Fermented Shark or Instant soups?
If you prefer to travel on a budget, it is a good idea to prepare meals on your own. Pack sandwiches or rice with veggies to a lunchbox and you’re ready to go. We had some free space in our luggage so we took some food from home. It may seem weird for some people, but it surely allowed us to save money, especially on snacks, such as dried fruits, nuts, energy bars, or beef jerky. We also took some freeze-dried camping meals which could be easily prepared with hot water during a stop in a cafe or gas station. And it was healthier and more nutritious than an instant soup.

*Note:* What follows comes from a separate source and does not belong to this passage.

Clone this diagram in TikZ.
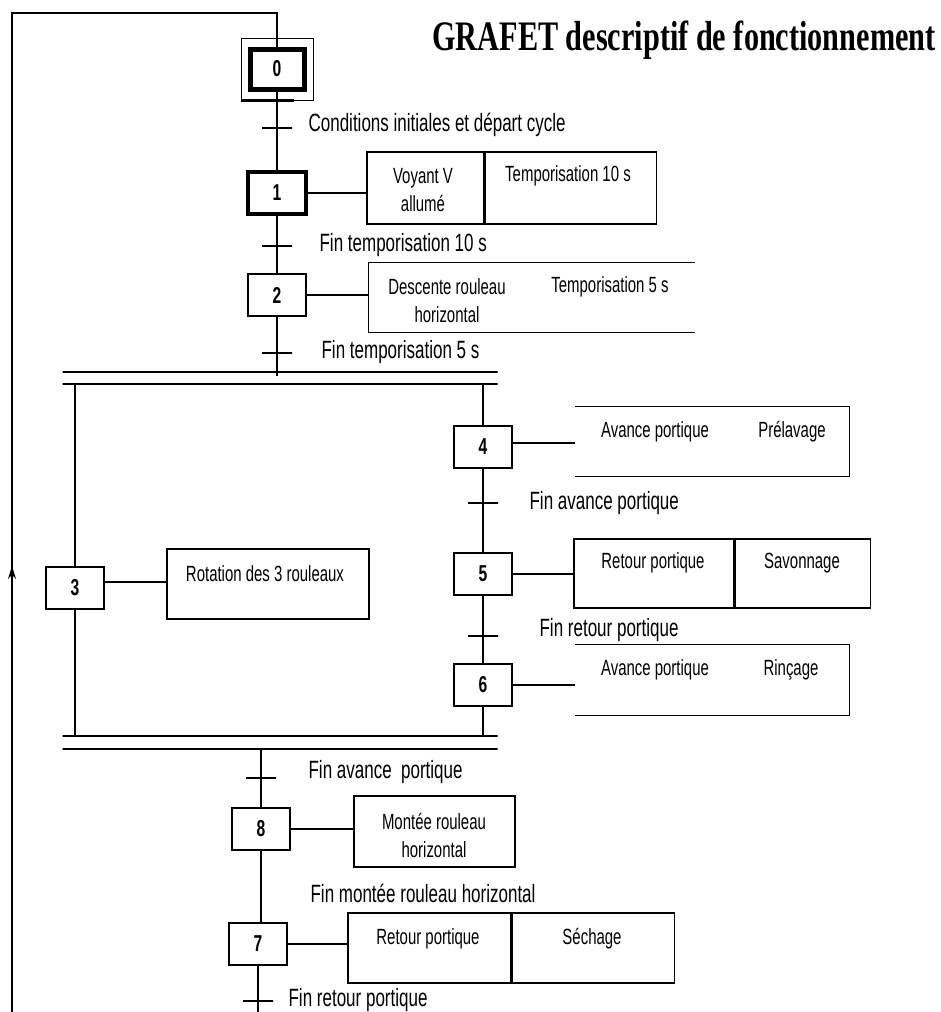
\documentclass[tikz,border=0pt]{standalone}
\usepackage{fontspec}
\setmainfont{Liberation Sans}[FakeStretch=0.68]
\newfontfamily\titlefont{Liberation Serif}[FakeStretch=0.72]
\usetikzlibrary{arrows,arrows.meta,positioning}

\begin{document}
\begin{tikzpicture}[x=1pt,y=1pt,line width=1.2pt,
  etape/.style={draw,rectangle,line width=2.6pt,minimum width=58pt,minimum height=42pt,inner sep=0pt,font=\fontsize{23}{26}\selectfont\bfseries},
  cellule/.style={rectangle,minimum height=70pt,inner sep=0pt,line width=1.3pt},
  action/.style={font=\fontsize{22}{28}\selectfont,align=center,inner sep=0pt},
  transition/.style={draw,rectangle,minimum width=30pt,minimum height=0pt,inner sep=0pt},
  recept/.style={anchor=west,font=\fontsize{25}{28}\selectfont,inner sep=0pt},
  barre/.style={draw,rectangle,minimum width=435pt,minimum height=0pt,inner sep=0pt}]

\useasboundingbox (0,0) rectangle (940,-1012);

\node[font=\titlefont\bfseries\fontsize{42}{46}\selectfont] (titre) at (684,-40) {GRAFET descriptif de fonctionnement};

% etapes
\node[etape,line width=5pt,minimum width=54pt,minimum height=40pt] (E0) at (277,-69) {0};
\node[draw,rectangle,line width=1pt,minimum width=72pt,minimum height=62pt] (E0b) at (E0) {};
\node[etape,line width=3.2pt] (E1) at (277,-193) {1};
\node[etape] (E2) at (277,-295) {2};
\node[etape] (E3) at (75,-588) {3};
\node[etape] (E4) at (483,-447) {4};
\node[etape] (E5) at (483,-574) {5};
\node[etape] (E6) at (483,-685) {6};
\node[etape] (E8) at (261,-829) {8};
\node[etape] (E7) at (258,-944) {7};
\draw[line width=3pt] (E0b.south west) -- ++(53,0);

% barres de divergence / convergence
\node[barre] (D1) at (280,-372) {};
\node[barre] (D2) at (280,-384) {};
\node[barre] (D3) at (280,-736) {};
\node[barre] (D4) at (280,-749) {};

% transitions
\node[transition] (T0) at (277,-128) {};
\node[transition] (T1) at (277,-246) {};
\node[transition] (T2) at (277,-353) {};
\node[transition] (T4) at (483,-503) {};
\node[transition,line width=2.2pt] (T5) at (483,-636) {};
\node[transition] (T6) at (261,-778) {};
\node[transition] (T7) at (258,-1001) {};

\node[recept] (R0) at (308,-125) {Conditions initiales et départ cycle};
\node[recept] (R1) at (319,-245) {Fin temporisation 10 s};
\node[recept] (R2) at (321,-352) {Fin temporisation 5 s};
\node[recept] (R4) at (529,-503) {Fin avance portique};
\node[recept] (R5) at (539,-630) {Fin retour portique};
\node[recept] (R6) at (308,-772) {Fin avance~ portique};
\node[recept] (R8) at (310,-893) {Fin montée rouleau horizontal};
\node[recept] (R7) at (288,-1000) {Fin retour portique};

% liaisons
\coordinate (bas) at (12,-1012);
\coordinate (haut) at (12,-13);
\draw[-{Stealth[length=13pt,width=8pt]}] (bas) -- (12,-566);
\draw (bas) -- (haut) -| (E0.north);
\draw (E0) -- (E1);
\draw (E1) -- (E2);
\draw (E2) -- ([yshift=-4pt]E2 |- D1);
\draw (E3) -- (E3 |- D2);
\draw (E4) -- (E4 |- D2);
\draw (E4) -- (E5);
\draw (E5) -- (E6);
\draw (E3) -- (E3 |- D3);
\draw (E6) -- (E6 |- D3);
\draw (E8 |- D4) -- (E8);
\draw (E8.south) -- (E8.south |- E7.north);
\draw (E7) -- (E7 |- bas);

% actions
\node[draw,cellule,minimum width=117pt,minimum height=72pt] (A1a) at (425.5,-188) {};
\node[draw,cellule,minimum width=171pt,minimum height=72pt,right=0pt of A1a] (A1b) {};
\node[action] (V1) at (423,-190) {Voyant V\\allumé};
\node[action] (V1b) at (568,-176) {Temporisation 10 s};

\node[cellule,minimum width=325pt,minimum height=69pt] (A2) at (531.5,-297.5) {};
\draw[line width=1.3pt] (A2.north east) -- (A2.north west) -- (A2.south west) -- (A2.south east);
\node[action] (V2) at (447,-301) {Descente rouleau\\horizontal};
\node[action] (V2b) at (610,-287) {Temporisation 5 s};

\node[draw,cellule,minimum width=202pt] (A3) at (268,-584) {};
\node[action] (V3) at (265,-574) {Rotation des 3 rouleaux};

\node[cellule,minimum width=273pt,minimum height=69pt] (A4) at (712.5,-441.5) {};
\draw[line width=1.5pt] (A4.north west) -- (A4.north east) -- (A4.south east) -- (A4.south west);
\node[action] (V4) at (655,-432) {Avance portique};
\node[action] (V4b) at (792,-432) {Prélavage};

\node[draw,cellule,minimum width=160pt,minimum height=69pt] (A5a) at (654,-573.5) {};
\node[draw,cellule,minimum width=135pt,minimum height=69pt,right=0pt of A5a] (A5b) {};
\node[action] (V5) at (653,-563) {Retour portique};
\node[action] (V5b) at (802,-563) {Savonnage};

\node[cellule,minimum width=273pt] (A6) at (712.5,-680) {};
\draw[line width=1.5pt] (A6.north west) -- (A6.north east) -- (A6.south east) -- (A6.south west);
\node[action] (V6) at (655,-670) {Avance portique};
\node[action] (V6b) at (791,-670) {Rinçage};

\node[draw,cellule,minimum width=161pt,minimum height=71pt] (A8) at (434.5,-831.5) {};
\node[action] (V8) at (434,-835) {Montée rouleau\\horizontal};

\node[draw,cellule,minimum width=163pt] (A7a) at (429.5,-948) {};
\node[draw,cellule,minimum width=162pt,right=0pt of A7a] (A7b) {};
\node[action] (V7) at (428,-939) {Retour portique};
\node[action] (V7b) at (592,-939) {Séchage};

\draw (E1.east) -- (E1.east -| A1a.west);
\draw (E2.east) -- (E2.east -| A2.west);
\draw ([yshift=6pt]E3.east) -- ([yshift=6pt]E3.east -| A3.west);
\draw ([yshift=4pt]E4.east) -- ([yshift=4pt]E4.east -| A4.west);
\draw[line width=2pt] (E5.east) -- (E5.east -| A5a.west);
\draw (E6.east) -- (E6.east -| A6.west);
\draw (E8.east) -- (E8.east -| A8.west);
\draw (E7.east) -- (E7.east -| A7a.west);
\end{tikzpicture}
\end{document}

No matter whether you want to be economical or not, be curious and go try traditional Icelandic food. At least once. Exploring the regional cuisine helps to better understand the culture; also, you can hear some fascinating stories. If you’re brave, you can go for fermented shark meat. If not, try Kjötsúpa (lamb soup).
… the more expensive it is. When heading to the airport, we met a couple from Poland. They were touring around the country and had accommodations in different places. They told us that it turned out that this option is more expensive, as the further from the mainland the higher the costs are. It includes everything, from sleeping quarters to food and gas.
To Sum up
Seven or even five days is definitely enough time to fall in love with the land of the Vikings. If a budget and leave are not a constraint, it’s good to consider staying a bit longer. That way you will be able to also see the northern and (maybe) eastern parts of the country. If you don’t know which season is the best for traveling, I suggest warmer months: June, July, August. It will be pretty anyway and you won’t be discouraged by harsh wind and snow falling on your face. Aurora Borealis is breath-taking but it can be left for the next trip. I myself can’t wait for the sequel and check for tickets regularly.
And the most important thing: please, mind the seagulls. They sit in the middle of the roads and the last thing they want to do is to move. Especially before the sunrise.